Diez años de rodaje
El Banco Central Europeo, asentado y creíble ya, debe preocuparse también del crecimiento
De las singularidades que incorporaba el diseño de la unificación monetaria de Europa, la creación de un banco central común era una de las más destacadas. El Banco Central Europeo (BCE) implicaba nada menos que la cesión de soberanía monetaria de los países de la Unión Monetaria Europea (UME) y la correspondiente sustitución de las divisas nacionales por el euro. A partir del 1 de enero de 1999, desde Francfort y con unos estatutos muy similares a los del Bundesbank, sería el responsable de formular la política monetaria para los entonces 11 Estados de la Unión.
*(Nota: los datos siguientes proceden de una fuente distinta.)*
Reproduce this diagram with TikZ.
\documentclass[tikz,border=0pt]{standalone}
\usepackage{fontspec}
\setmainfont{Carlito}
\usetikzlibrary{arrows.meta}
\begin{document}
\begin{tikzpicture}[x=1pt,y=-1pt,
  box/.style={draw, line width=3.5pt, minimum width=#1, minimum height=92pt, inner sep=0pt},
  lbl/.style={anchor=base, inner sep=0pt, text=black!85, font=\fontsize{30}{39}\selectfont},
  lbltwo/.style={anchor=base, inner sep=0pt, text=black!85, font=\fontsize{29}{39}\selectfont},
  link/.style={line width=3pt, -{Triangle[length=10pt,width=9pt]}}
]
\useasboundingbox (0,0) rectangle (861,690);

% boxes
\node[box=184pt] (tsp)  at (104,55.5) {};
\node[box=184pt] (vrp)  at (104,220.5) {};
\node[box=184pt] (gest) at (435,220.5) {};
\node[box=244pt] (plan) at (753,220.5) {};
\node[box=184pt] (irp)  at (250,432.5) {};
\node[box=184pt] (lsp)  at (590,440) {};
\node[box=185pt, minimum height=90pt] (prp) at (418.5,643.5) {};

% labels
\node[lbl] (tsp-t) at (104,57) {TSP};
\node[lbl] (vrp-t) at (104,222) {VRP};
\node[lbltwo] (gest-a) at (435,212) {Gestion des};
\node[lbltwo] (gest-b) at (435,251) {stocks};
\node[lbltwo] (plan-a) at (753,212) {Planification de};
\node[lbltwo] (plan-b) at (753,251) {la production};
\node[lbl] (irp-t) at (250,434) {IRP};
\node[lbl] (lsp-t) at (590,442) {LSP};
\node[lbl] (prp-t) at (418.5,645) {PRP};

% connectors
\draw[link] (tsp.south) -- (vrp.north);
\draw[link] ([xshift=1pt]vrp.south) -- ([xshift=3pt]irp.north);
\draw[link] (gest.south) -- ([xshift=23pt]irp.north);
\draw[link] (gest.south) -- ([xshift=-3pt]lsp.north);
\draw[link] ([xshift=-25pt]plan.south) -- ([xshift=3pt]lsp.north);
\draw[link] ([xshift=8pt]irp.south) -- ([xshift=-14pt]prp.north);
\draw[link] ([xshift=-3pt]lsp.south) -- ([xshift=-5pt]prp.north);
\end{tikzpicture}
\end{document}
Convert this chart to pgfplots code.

Los movimientos de los tipos de interés de referencia sólo responderían a la satisfacción de ese objetivo de estabilidad de precios.
Si hubiera que evaluar la ejecutoria del BCE únicamente por el grado de satisfacción de esa meta, precios estables, el veredicto de esta primera década sería muy favorable. En estos 10 años, la inflación media de las todavía bastante heterogéneas economías que componen la eurozona no ha estado muy alejada del fiel fundacional del 2%. Comparada con la de otros bloques económicos, la estabilidad ha sido mayor. La moneda al cuidado del BCE, el euro, que a muchos les pareció inviable en su momento -como recordaba ayer en una entrevista con EL PAÍS el presidente Jean-Claude Trichet-, ha atravesado esta etapa crucial con una intensa apreciación, consecuencia de esa mayor estabilidad de precios y de unos tipos de interés relativamente elevados. Su papel en los intercambios y en las finanzas mundiales es igualmente sobresaliente. Pero si en el balance se incorpora la contribución del BCE al crecimiento económico de la eurozona, el veredicto es diferente. La Unión Monetaria sigue siendo un bloque con un crecimiento débil y un elevado desempleo, a pesar de la elevada creación de puestos de trabajo recordada por Trichet a este periódico. Las razones no descansan sólo en la política monetaria, pero es un hecho que durante gran parte de esta década las condiciones medias de financiación -combinación de tipos de interés y tipos de cambio- han sido más estrictas que en otras economías avanzadas.
Esta despreocupación por el crecimiento o el desinterés aparente por la reciente crisis crediticia han llevado a cuestionar la simplicidad de su objetivo y el margen de autonomía de que dispone. No han sido únicamente políticos agraviados o en circunstancias electorales los que han reclamado más flexibilidad al BCE; también académicos respetables y empresarios. El debate sigue abierto hoy sobre su actitud hacia la crisis financiera. La flexibilidad que muestran sus colegas estadounidense o británico se reclama desde el continente, donde con sistemas bancarios más solventes podrían aparecer problemas más serios. Es ahora -cuando hay razones para celebrar el éxito de la Unión Monetaria y el asentamiento de la credibilidad del BCE- cuando sería aconsejable que el Banco fuera más permeable a ese debate sobre cómo contribuir mejor a aumentar el bienestar de los ciudadanos.